Si l’appréciation stratégique de la grande majorité des États reste très en faveur d’un regain d’intérêt pour l’armement, ce qui signifie davantage d’importations, pour la France, les prévisions d’exportations, malgré l’abandon par l’Australie des contrats avec la France au profit d’Aukus, restent importants. Ainsi, des contrats d’achat ont été signés le 25 janvier 2021 à Athènes, en présence de la ministre des Armées et de son homologue grec Nikos Panagiotopoulos, pour l’avion de combat Rafale.
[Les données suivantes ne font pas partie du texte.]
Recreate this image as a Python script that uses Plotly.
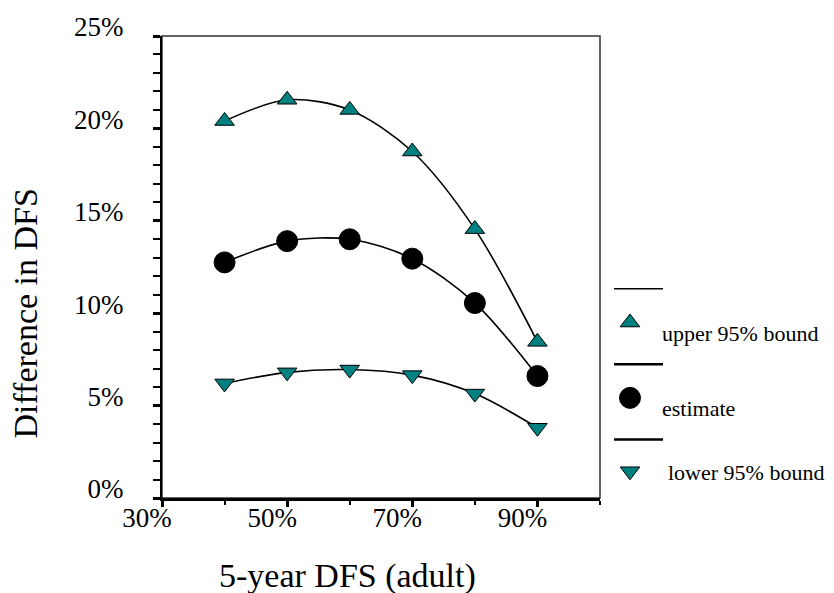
import plotly.graph_objects as go

# ---- data ----
adult_dfs = [40, 50, 60, 70, 80, 90]
upper_bound = [20.4, 21.55, 21.0, 18.75, 14.55, 8.45]
estimate = [12.75, 13.9, 14.0, 12.95, 10.55, 6.6]
lower_bound = [6.2, 6.8, 6.95, 6.65, 5.65, 3.8]

x_tickvals = [30, 50, 70, 90]
x_ticktext = ["30%", "50%", "70%", "90%"]
x_minor = [40, 60, 80, 100]
y_tickvals = [0, 5, 10, 15, 20, 25]
y_ticktext = ["0%", "5%", "10%", "15%", "20%", "25%"]
y_minor = list(range(0, 26))

legend_names = ["upper 95% bound", "estimate", "lower 95% bound"]

FONT = "Liberation Serif"
TEAL = "#008080"

fig = go.Figure()

series = [
    (upper_bound, "triangle-up", TEAL, 17),
    (estimate, "circle", "black", 21),
    (lower_bound, "triangle-down", TEAL, 17),
]
for vals, sym, col, size in series:
    fig.add_trace(go.Scatter(
        x=adult_dfs, y=vals, mode="lines+markers",
        line=dict(color="black", width=1.6, shape="spline", smoothing=0.9),
        marker=dict(symbol=sym, color=col, size=size, opacity=1,
                    line=dict(color="black", width=1)),
        showlegend=False, cliponaxis=False,
    ))

# ---- hand-made legend (on a hidden axis pair scaled to the page) ----
fig.add_trace(go.Scatter(
    x=[630, 630, 630], y=[321, 397, 471], mode="markers",
    marker=dict(symbol=["triangle-up", "circle", "triangle-down"],
                color=[TEAL, "black", TEAL], size=[17, 21, 17], opacity=1,
                line=dict(color="black", width=1)),
    xaxis="x2", yaxis="y2", showlegend=False, cliponaxis=False,
    hoverinfo="skip",
))

shapes = [
    dict(type="rect", xref="x domain", yref="y domain", x0=0, x1=1, y0=0, y1=1,
         line=dict(color="#333333", width=1.5), layer="below"),
    dict(type="line", xref="x2", yref="y2", x0=614, x1=663, y0=287, y1=287,
         line=dict(color="black", width=1.5)),
    dict(type="line", xref="x2", yref="y2", x0=614, x1=663, y0=363, y1=363,
         line=dict(color="black", width=2.5)),
    dict(type="line", xref="x2", yref="y2", x0=614, x1=663, y0=439, y1=439,
         line=dict(color="black", width=2.5)),
]

annotations = [
    dict(text=legend_names[0], xref="x2", yref="y2", x=660, y=332,
         xanchor="left", yanchor="middle", showarrow=False,
         font=dict(family=FONT, size=22, color="black")),
    dict(text=legend_names[1], xref="x2", yref="y2", x=660, y=408,
         xanchor="left", yanchor="middle", showarrow=False,
         font=dict(family=FONT, size=22, color="black")),
    dict(text=legend_names[2], xref="x2", yref="y2", x=666, y=472,
         xanchor="left", yanchor="middle", showarrow=False,
         font=dict(family=FONT, size=22, color="black")),
    dict(text="5-year DFS (adult)", xref="paper", yref="paper",
         x=0.2784, y=-0.1695, xanchor="center", yanchor="middle",
         showarrow=False, font=dict(family=FONT, size=34, color="black")),
    dict(text="Difference in DFS", xref="paper", yref="paper",
         x=-0.2036, y=0.4013, xanchor="center", yanchor="middle",
         textangle=-90, showarrow=False,
         font=dict(family=FONT, size=34, color="black")),
]

# page body has an 8px margin, so the figure is 8px smaller each way
fig.update_layout(
    width=826, height=585,
    margin=dict(l=154, r=4, t=24, b=95),
    paper_bgcolor="white", plot_bgcolor="rgba(0,0,0,0)",
    font=dict(family=FONT, color="black"),
    xaxis=dict(
        domain=[0, 438 / 668], range=[30, 100],
        tickvals=x_tickvals, ticktext=x_ticktext,
        ticks="outside", ticklen=6, tickwidth=2.5, tickcolor="black",
        minor=dict(tickvals=x_minor, ticks="outside", ticklen=4,
                   tickwidth=2, tickcolor="black"),
        showline=True, linewidth=3, linecolor="black",
        showgrid=False, zeroline=False,
        tickfont=dict(family=FONT, size=27, color="black"),
        ticklabelshift=-15, ticklabelstandoff=-12,
        anchor="y",
    ),
    yaxis=dict(
        range=[0, 25],
        tickvals=y_tickvals, ticktext=y_ticktext,
        ticks="outside", ticklen=7, tickwidth=2.5, tickcolor="black",
        minor=dict(tickvals=y_minor, ticks="outside", ticklen=7,
                   tickwidth=2, tickcolor="black"),
        showline=True, linewidth=2, linecolor="black",
        showgrid=False, zeroline=False,
        tickfont=dict(family=FONT, size=27, color="black"),
        ticklabelshift=-9, ticklabelstandoff=24,
        anchor="x",
    ),
    xaxis2=dict(domain=[0, 1], range=[162, 830], visible=False,
                anchor="y2", fixedrange=True),
    yaxis2=dict(domain=[0, 1], range=[498, 32], visible=False,
                anchor="x2", fixedrange=True),
    shapes=shapes,
    annotations=annotations,
)

fig.write_html("out.html")
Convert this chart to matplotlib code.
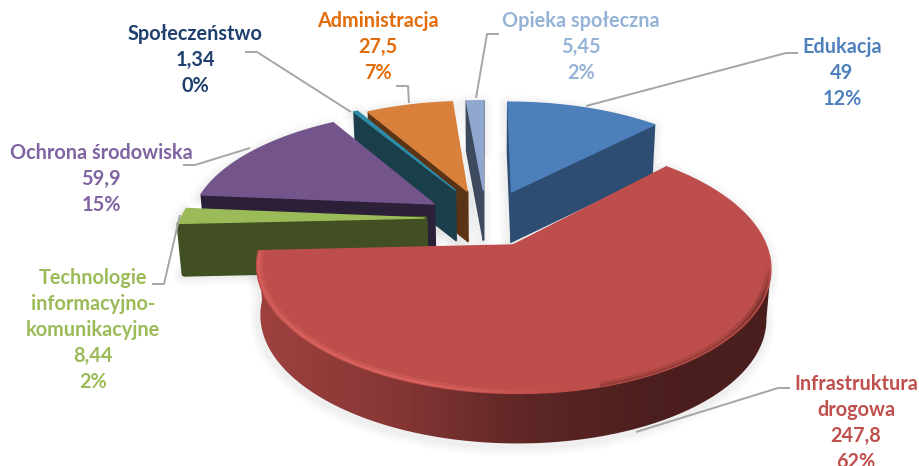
import numpy as np
import matplotlib
matplotlib.use('Agg')
import matplotlib.pyplot as plt
from matplotlib.collections import PolyCollection, LineCollection
from matplotlib.colors import to_rgb

# dane
categories = ['Edukacja', 'Infrastruktura\ndrogowa', 'Technologie\ninformacyjno-\nkomunikacyjne',
              'Ochrona środowiska', 'Społeczeństwo', 'Administracja', 'Opieka społeczna']
values = [49, 247.8, 8.44, 59.9, 1.34, 27.5, 5.45]
value_labels = ['49', '247,8', '8,44', '59,9', '1,34', '27,5', '5,45']
percent_labels = ['12%', '62%', '2%', '15%', '0%', '7%', '2%']

# wygląd
top_colors = ['#4D7FBB', '#BE4E4B', '#9BBB59', '#73558C', '#2F8CA8', '#D9803C', '#90A8D0']
wall_colors = ['#2E4D72', '#4C1F1D', '#414F22', '#2C2038', '#1A3E4A', '#5B3415', '#3D4A5E']
text_colors = ['#4F81BD', '#C0504D', '#9BBB59', '#8064A2', '#1F3F6E', '#E36C0A', '#95B3D7']
# wysunięcie kawałków (u, v) na tarczy
explode = [(0.092, 0.159), (0.091, -0.31), (-0.270, -0.081), (-0.235, 0.046),
           (-0.150, 0.178), (-0.098, 0.168), (-0.029, 0.178)]
# kolejność rysowania: od tyłu do przodu
draw_order = [6, 0, 5, 4, 3, 2, 1]
label_pos = [(842, 47), (856, 384), (93, 278), (101, 153), (195, 34), (378, 21), (581, 21)]
leaders = [[(586, 106), (786, 53), (798, 53)],
           [(636, 432), (778, 388), (790, 388)],
           [(180, 215), (164, 284), (152, 284)],
           [(250, 148), (195, 165), (183, 165)],
           [(351, 112), (257, 52), (245, 52)],
           [(409, 103), (408, 86), (396, 86)],
           [(476, 98), (487, 34), (499, 34)]]

cx, cy, rx, ay, persp = 490, 209, 240, 110, 0.167
depth = 50
taper = 0.016
line_h = 26


def project(u, v):
    w = 1 + persp * v
    return cx + rx * u / w, cy - ay * v / w


def wedge_points(a0, a1, off, r=1.0, n=300):
    t = np.radians(np.linspace(a0, a1, n))
    x, y = project(off[0] + r * np.sin(t), off[1] + r * np.cos(t))
    return np.column_stack([x, y])


def lower(p):
    # dolna krawędź lekko zbiega się do środka
    p = np.atleast_2d(p)
    return np.column_stack([p[:, 0] - (p[:, 0] - cx) * taper, p[:, 1] + depth])


fig = plt.figure(figsize=(9.19, 4.66), dpi=100)
ax = fig.add_axes([0, 0, 1, 1])

angles = np.array(values) / sum(values) * 360
starts = np.concatenate([[0], np.cumsum(angles)[:-1]]) - 0.2

for i in draw_order:
    a0, a1 = starts[i], starts[i] + angles[i]
    off = explode[i]
    rim = wedge_points(a0, a1, off)
    apex = np.array(project(*off))
    outline = np.vstack([apex, rim])
    low = lower(outline)
    z = 2 + draw_order.index(i)

    # cień
    sil = np.vstack([outline, low[::-1]])
    for lw in [14, 10, 7, 4]:
        ax.fill(sil[:, 0] - 1, sil[:, 1] + 3, fc='none', ec='#808080', lw=lw, alpha=0.03,
                joinstyle='round', zorder=1)

    # ściany boczne: widoczne tylko te, które idą w lewo
    if i == 1:
        # ściana zewnętrzna największego kawałka jako gradient przycięty do obrysu
        k0 = np.argmax(rim[:, 0])
        front = rim[k0:]
        front_low = lower(front)
        poly = plt.Polygon(np.vstack([front, front_low[::-1]]), closed=True, fc='none', ec='none',
                           transform=ax.transData)
        ax.add_patch(poly)
        xs = np.linspace(250, 780, 260)
        shade = np.interp(xs, [250, 400, 530, 650, 780], [0.84, 0.70, 0.49, 0.40, 0.38])
        img = np.outer(shade, to_rgb(top_colors[i])).reshape(1, -1, 3)
        im = ax.imshow(img, extent=(250, 780, 460, 240), aspect='auto', zorder=z, interpolation='bilinear')
        im.set_clip_path(poly)
    else:
        closed = np.vstack([outline, apex])
        closed_low = lower(closed)
        quads = [[closed[k], closed[k + 1], closed_low[k + 1], closed_low[k]]
                 for k in range(len(closed) - 1) if closed[k + 1][0] < closed[k][0]]
        if quads:
            ax.add_collection(PolyCollection(quads, facecolors=wall_colors[i], edgecolors=wall_colors[i],
                                             linewidths=4 if i == 2 else 1.2, joinstyle='round', zorder=z))

    # góra
    ax.fill(outline[:, 0], outline[:, 1], fc=top_colors[i], ec=top_colors[i], lw=1,
            joinstyle='round', zorder=z + 0.1)

    # podświetlenie krawędzi największego kawałka: szeroka miękka linia i węższa na wierzchu
    if i == 1:
        for r, lw, gain in [(0.985, 3.2, 0.35), (0.993, 1.6, 0.65)]:
            inner = wedge_points(a0, a1, off, r=r)
            segs = np.stack([inner[:-1], inner[1:]], axis=1)
            cs = []
            for s in segs:
                xm, ym = s[:, 0].mean(), s[:, 1].mean()
                if xm < 600:
                    cs.append((0.90, 0.42, 0.40, gain * float(np.interp(xm, [255, 300, 420, 530, 600], [0.8, 1, 1, 0.15, 0.0]))))
                else:
                    cs.append((0.30, 0.12, 0.11, gain * float(np.interp(ym, [265, 300, 340], [0.0, 0.9, 0.4]))))
            ax.add_collection(LineCollection(segs, colors=cs, linewidths=lw, zorder=z + 0.2))

# linie odniesienia
for pts in leaders:
    xs, ys = zip(*pts)
    ax.plot(xs, ys, color='#A6A6A6', lw=1.4, zorder=30, solid_capstyle='butt')

# etykiety
for name, val, pct, col, (lx, ly) in zip(categories, value_labels, percent_labels, text_colors, label_pos):
    lines = name.split('\n') + [val, pct]
    for k, s in enumerate(lines):
        ax.text(lx, ly + k * line_h, s, color=col, ha='center', va='center', fontsize=14.3,
                fontfamily='Lato', fontweight='bold', zorder=40)

ax.set_xlim(0, 919)
ax.set_ylim(466, 0)
ax.axis('off')
fig.savefig('out.png', dpi=100)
Part des dépenses d’armement en 2021 par région

Source : SIPRI Military Expenditure Database 2021, https://www.sipri.org/databases/milex

(1) Rapport au Parlement sur les exportations d’armes de la France. juin 2021.https ://www.defense.gouv.fr/rapport-au-parlement-2021-exportations-darmement-france

(2). Vaste partenariat en matière de sécurité, de cyber-défense, d’intelligence artificielle et de technologies quantiques destiné à contrer l’influence de la Chine qui a conduit à l’abandon par l’Australie d’un contrat passé en 2016 entre Canberra et Paris pour la livraison de 12 sous-marins à propulsion conventionnels. Le partenariat a été conclu en septembre 2021. 

(3) Politique étrangère et de sécurité commune créé en 1992 avec le Traité de Maastricht et reconduite par le Traité de Lisbonne (Titre 5 du TUE et cinquième partie du TFUE).